[Charts and diagrams as code]
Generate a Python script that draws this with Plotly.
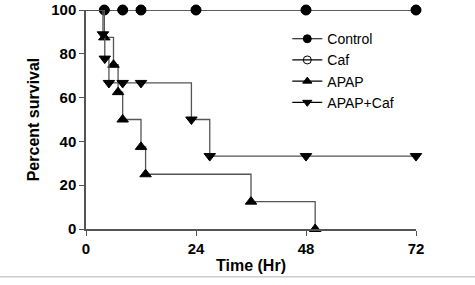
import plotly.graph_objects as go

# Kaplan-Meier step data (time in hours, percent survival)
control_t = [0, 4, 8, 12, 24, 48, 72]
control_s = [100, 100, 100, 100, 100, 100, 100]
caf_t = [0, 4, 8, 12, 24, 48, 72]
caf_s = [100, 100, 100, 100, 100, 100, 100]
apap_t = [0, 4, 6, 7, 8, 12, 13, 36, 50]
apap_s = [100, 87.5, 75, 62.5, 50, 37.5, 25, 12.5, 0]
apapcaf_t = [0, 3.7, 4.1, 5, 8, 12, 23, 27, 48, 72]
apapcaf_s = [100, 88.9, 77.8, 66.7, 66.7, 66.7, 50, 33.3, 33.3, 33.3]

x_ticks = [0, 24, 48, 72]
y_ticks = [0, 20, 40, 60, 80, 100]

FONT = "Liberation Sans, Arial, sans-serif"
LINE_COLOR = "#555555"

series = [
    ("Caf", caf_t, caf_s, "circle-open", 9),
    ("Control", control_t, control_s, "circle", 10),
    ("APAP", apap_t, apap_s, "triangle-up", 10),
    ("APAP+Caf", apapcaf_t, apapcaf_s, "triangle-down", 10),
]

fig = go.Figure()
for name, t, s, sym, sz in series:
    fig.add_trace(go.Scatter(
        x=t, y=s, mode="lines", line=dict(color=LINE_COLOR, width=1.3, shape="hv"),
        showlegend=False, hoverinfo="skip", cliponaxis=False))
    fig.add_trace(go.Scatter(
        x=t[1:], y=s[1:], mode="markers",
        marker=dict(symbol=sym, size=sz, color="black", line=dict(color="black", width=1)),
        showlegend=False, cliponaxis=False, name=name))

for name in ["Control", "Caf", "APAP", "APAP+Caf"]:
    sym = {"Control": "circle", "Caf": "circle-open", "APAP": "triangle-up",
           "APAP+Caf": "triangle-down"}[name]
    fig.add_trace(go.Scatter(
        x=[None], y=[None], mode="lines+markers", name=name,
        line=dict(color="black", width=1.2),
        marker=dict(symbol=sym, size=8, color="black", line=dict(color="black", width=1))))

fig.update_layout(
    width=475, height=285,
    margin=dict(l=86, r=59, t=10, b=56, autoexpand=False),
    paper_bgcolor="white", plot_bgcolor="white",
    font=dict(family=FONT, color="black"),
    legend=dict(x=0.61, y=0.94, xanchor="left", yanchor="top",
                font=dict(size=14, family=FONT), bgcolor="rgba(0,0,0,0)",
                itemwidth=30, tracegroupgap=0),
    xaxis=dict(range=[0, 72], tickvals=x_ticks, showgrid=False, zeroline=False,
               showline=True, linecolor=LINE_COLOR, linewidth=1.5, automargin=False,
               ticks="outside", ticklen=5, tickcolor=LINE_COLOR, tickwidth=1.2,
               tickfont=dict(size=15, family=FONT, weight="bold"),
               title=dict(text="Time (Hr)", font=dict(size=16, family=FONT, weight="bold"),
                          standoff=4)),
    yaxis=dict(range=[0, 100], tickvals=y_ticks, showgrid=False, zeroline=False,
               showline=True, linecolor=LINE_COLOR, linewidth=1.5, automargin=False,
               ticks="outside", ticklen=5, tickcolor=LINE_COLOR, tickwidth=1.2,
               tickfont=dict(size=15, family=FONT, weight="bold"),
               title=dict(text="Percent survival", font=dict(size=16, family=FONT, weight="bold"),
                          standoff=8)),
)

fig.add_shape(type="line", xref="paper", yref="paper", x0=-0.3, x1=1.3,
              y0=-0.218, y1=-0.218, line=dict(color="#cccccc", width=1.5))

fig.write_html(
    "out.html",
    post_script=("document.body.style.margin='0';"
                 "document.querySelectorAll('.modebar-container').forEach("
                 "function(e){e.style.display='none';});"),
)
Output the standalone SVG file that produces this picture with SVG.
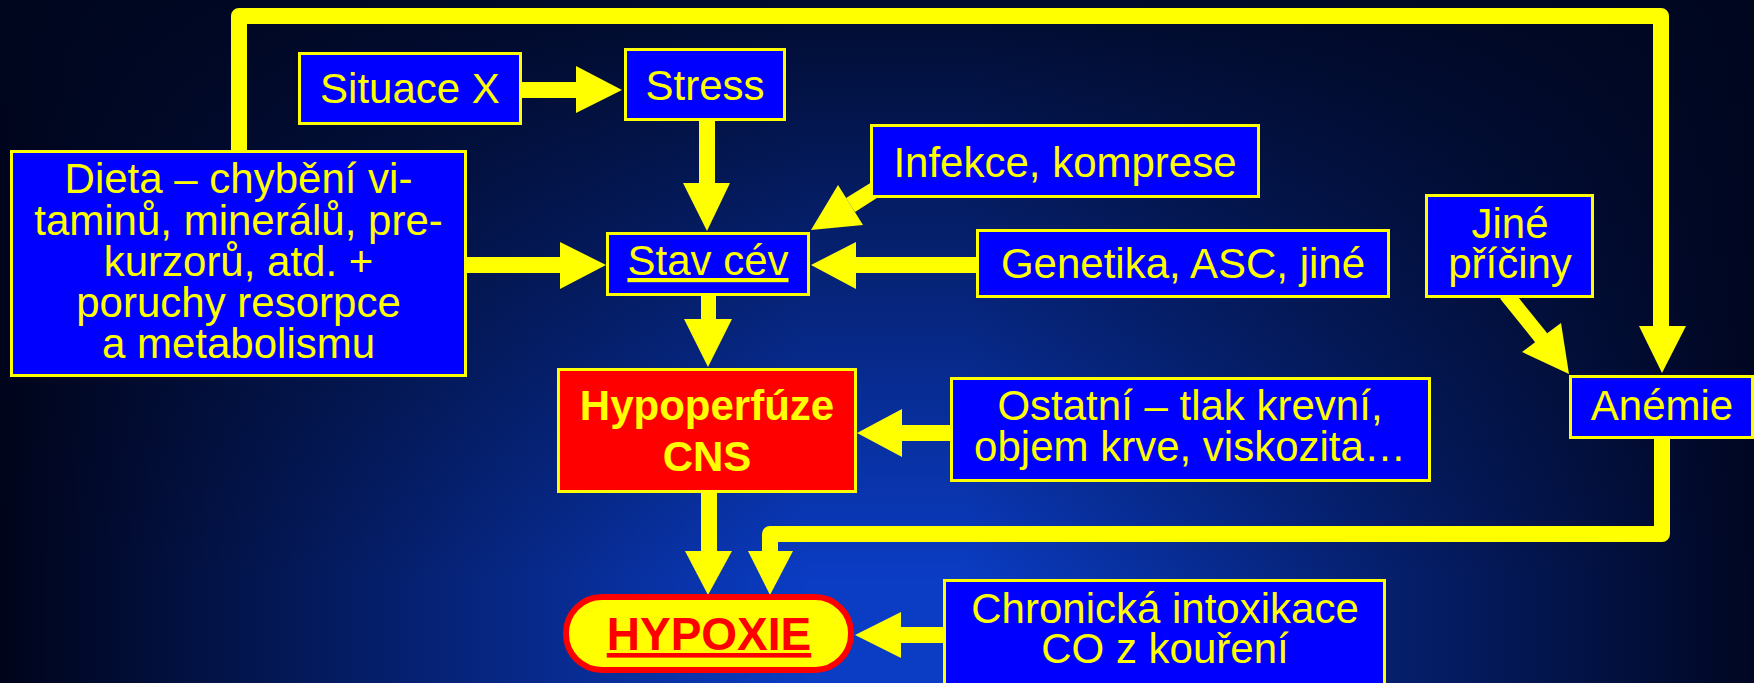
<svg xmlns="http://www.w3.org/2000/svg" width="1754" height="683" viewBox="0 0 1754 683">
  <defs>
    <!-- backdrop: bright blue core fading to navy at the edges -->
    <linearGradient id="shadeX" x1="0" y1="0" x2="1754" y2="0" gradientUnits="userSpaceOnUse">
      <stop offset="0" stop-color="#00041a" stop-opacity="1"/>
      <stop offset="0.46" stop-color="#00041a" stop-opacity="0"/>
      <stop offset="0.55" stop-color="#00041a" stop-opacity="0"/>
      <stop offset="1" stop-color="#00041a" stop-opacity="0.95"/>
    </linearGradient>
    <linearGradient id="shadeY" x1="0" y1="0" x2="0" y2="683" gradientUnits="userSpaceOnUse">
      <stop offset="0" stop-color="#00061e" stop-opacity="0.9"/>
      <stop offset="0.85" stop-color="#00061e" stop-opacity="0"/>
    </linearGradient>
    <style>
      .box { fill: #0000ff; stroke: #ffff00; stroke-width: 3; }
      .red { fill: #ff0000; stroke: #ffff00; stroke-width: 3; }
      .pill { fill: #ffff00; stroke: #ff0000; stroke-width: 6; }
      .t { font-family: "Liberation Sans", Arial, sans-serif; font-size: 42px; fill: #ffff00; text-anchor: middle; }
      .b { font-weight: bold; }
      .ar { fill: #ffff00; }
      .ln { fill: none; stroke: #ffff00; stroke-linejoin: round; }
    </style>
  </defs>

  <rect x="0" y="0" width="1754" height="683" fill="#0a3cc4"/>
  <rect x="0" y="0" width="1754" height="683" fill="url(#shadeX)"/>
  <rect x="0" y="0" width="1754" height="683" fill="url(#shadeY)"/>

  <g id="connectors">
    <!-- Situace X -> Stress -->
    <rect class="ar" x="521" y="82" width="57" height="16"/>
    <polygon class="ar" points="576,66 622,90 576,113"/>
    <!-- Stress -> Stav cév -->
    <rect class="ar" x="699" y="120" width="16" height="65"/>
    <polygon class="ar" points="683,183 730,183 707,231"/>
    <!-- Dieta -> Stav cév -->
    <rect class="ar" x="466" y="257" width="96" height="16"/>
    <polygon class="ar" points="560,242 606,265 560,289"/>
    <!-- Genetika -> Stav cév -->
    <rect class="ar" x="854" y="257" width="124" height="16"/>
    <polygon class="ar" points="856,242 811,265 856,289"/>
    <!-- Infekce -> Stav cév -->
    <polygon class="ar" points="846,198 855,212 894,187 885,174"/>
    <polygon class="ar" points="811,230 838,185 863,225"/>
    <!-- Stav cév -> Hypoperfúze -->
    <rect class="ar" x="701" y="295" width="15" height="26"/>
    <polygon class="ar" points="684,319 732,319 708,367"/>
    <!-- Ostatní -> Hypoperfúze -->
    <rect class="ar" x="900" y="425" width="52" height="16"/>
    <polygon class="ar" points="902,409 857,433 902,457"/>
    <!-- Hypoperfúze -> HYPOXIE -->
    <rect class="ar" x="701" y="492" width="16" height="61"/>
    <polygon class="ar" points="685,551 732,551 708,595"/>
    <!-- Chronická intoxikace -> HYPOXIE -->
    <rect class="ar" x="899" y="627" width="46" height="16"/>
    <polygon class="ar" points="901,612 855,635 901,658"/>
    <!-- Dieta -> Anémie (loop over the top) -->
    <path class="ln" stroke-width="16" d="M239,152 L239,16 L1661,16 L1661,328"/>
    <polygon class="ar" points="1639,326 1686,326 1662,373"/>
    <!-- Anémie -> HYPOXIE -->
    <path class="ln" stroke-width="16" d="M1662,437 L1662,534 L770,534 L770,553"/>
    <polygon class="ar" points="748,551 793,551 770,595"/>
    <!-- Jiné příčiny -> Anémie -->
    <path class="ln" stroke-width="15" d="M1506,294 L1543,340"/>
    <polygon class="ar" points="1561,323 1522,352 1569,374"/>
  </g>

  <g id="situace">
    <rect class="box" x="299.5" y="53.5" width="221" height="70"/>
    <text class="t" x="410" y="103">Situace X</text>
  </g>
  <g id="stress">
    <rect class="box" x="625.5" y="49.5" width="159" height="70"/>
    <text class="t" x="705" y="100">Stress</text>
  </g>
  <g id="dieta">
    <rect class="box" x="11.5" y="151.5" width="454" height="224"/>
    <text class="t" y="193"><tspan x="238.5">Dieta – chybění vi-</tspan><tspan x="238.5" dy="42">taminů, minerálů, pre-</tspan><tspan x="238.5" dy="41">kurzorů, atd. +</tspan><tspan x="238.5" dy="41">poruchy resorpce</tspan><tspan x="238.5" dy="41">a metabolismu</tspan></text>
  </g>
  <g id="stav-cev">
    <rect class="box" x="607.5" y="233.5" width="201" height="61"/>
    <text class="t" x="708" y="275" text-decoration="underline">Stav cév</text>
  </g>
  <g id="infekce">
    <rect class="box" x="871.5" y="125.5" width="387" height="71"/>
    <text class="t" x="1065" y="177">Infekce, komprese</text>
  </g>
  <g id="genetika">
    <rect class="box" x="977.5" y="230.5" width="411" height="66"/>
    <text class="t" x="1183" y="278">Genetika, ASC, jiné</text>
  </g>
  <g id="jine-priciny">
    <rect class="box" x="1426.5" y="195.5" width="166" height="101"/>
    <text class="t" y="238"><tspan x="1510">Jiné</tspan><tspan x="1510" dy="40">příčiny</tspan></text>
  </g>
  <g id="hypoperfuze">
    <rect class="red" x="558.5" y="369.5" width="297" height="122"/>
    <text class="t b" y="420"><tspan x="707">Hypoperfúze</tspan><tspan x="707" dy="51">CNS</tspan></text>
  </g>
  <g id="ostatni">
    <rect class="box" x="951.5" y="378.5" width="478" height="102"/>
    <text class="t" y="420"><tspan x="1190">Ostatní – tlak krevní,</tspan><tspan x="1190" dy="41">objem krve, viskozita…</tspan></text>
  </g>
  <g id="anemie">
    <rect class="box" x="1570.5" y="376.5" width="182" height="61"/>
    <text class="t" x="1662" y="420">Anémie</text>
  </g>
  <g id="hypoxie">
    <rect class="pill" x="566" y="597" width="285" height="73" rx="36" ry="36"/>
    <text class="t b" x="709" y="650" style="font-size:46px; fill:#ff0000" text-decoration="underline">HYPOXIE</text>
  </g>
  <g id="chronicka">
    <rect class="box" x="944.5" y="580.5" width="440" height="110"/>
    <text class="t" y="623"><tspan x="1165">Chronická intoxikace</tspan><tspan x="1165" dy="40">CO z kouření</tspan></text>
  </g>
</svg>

# [EXERCISE INSTRUCTIONS]
Skip the pictures and restate exactly the lines from the beginning of the listing to the line with "showlegend=False, cliponaxis=False, name=name))", that line included.

# [SOLUTION]
Generate a Python script that draws this with Plotly.
import plotly.graph_objects as go

# Kaplan-Meier step data (time in hours, percent survival)
control_t = [0, 4, 8, 12, 24, 48, 72]
control_s = [100, 100, 100, 100, 100, 100, 100]
caf_t = [0, 4, 8, 12, 24, 48, 72]
caf_s = [100, 100, 100, 100, 100, 100, 100]
apap_t = [0, 4, 6, 7, 8, 12, 13, 36, 50]
apap_s = [100, 87.5, 75, 62.5, 50, 37.5, 25, 12.5, 0]
apapcaf_t = [0, 3.7, 4.1, 5, 8, 12, 23, 27, 48, 72]
apapcaf_s = [100, 88.9, 77.8, 66.7, 66.7, 66.7, 50, 33.3, 33.3, 33.3]

x_ticks = [0, 24, 48, 72]
y_ticks = [0, 20, 40, 60, 80, 100]

FONT = "Liberation Sans, Arial, sans-serif"
LINE_COLOR = "#555555"

series = [
    ("Caf", caf_t, caf_s, "circle-open", 9),
    ("Control", control_t, control_s, "circle", 10),
    ("APAP", apap_t, apap_s, "triangle-up", 10),
    ("APAP+Caf", apapcaf_t, apapcaf_s, "triangle-down", 10),
]

fig = go.Figure()
for name, t, s, sym, sz in series:
    fig.add_trace(go.Scatter(
        x=t, y=s, mode="lines", line=dict(color=LINE_COLOR, width=1.3, shape="hv"),
        showlegend=False, hoverinfo="skip", cliponaxis=False))
    fig.add_trace(go.Scatter(
        x=t[1:], y=s[1:], mode="markers",
        marker=dict(symbol=sym, size=sz, color="black", line=dict(color="black", width=1)),
        showlegend=False, cliponaxis=False, name=name))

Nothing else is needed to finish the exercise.